Keyword arguments - strange behaviour?
Steven Bethard
steven.bethard at gmail.com
Thu Dec 23 10:35:45 EST 2004
Fuzzyman wrote:
> Steven Bethard wrote:
>
>>brian.bird at securetrading.com wrote:
>>
>>>However, is there a good reason why default parameters aren't
>>>evaluated as the function is called? (apart from efficiency
>>>and backwards compatibility)?
>>
>>So, one of my really common use cases that takes advantage of the
>>fact that default parameters are evaluated at function definition
>>time:
>>
>>def foo(bar, baz, matcher=re.compile(r'...')):
>> ...
>> text = matcher.sub(r'...', text)
>> ...
>
> Surely "re.compile(r'...')" is effectively a constant ? So your above
> code is equivalent to :
>
> aConst = re.compile(r'...')
> def foo(bar, baz, matcher=aConst):
> ...
> text = matcher.sub(r'...', text)
> ...
Basically, yes.
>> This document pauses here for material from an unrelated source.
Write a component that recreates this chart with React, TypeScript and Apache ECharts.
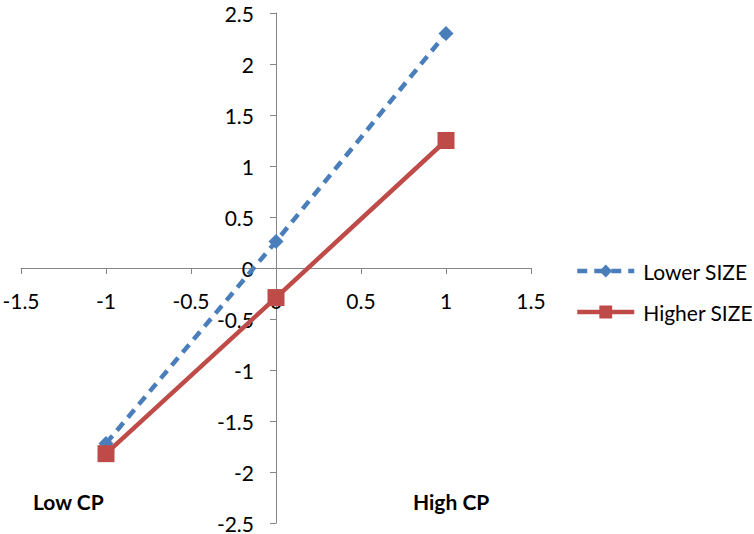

Though you add an extra name to the module or class
namespace by defining 'aConst'. I consider this a minor pollution of
the namespace since 'matcher' is only used in the function, not the
module or class.
But if we're arguing for equivalencies, the oft-asked for
def foo(lst=[]):
...
where [] is evaluated for each function call, is equivalent for most
purposes to:
def foo(lst=None):
if lst is None:
lst = []
There's a minor pollution of the range of values 'lst' can take on -- if
you need lst to be able to take on the value None, you'll want to
rewrite this something like:
no_value = object()
def foo(lst=no_value):
if lst is no_value:
lst = []
My point here is that there's always going to be some equivalent
expression (turing completeness etc.) I was just pointing out a quite
reasonable use of the current default parameter evaluation system.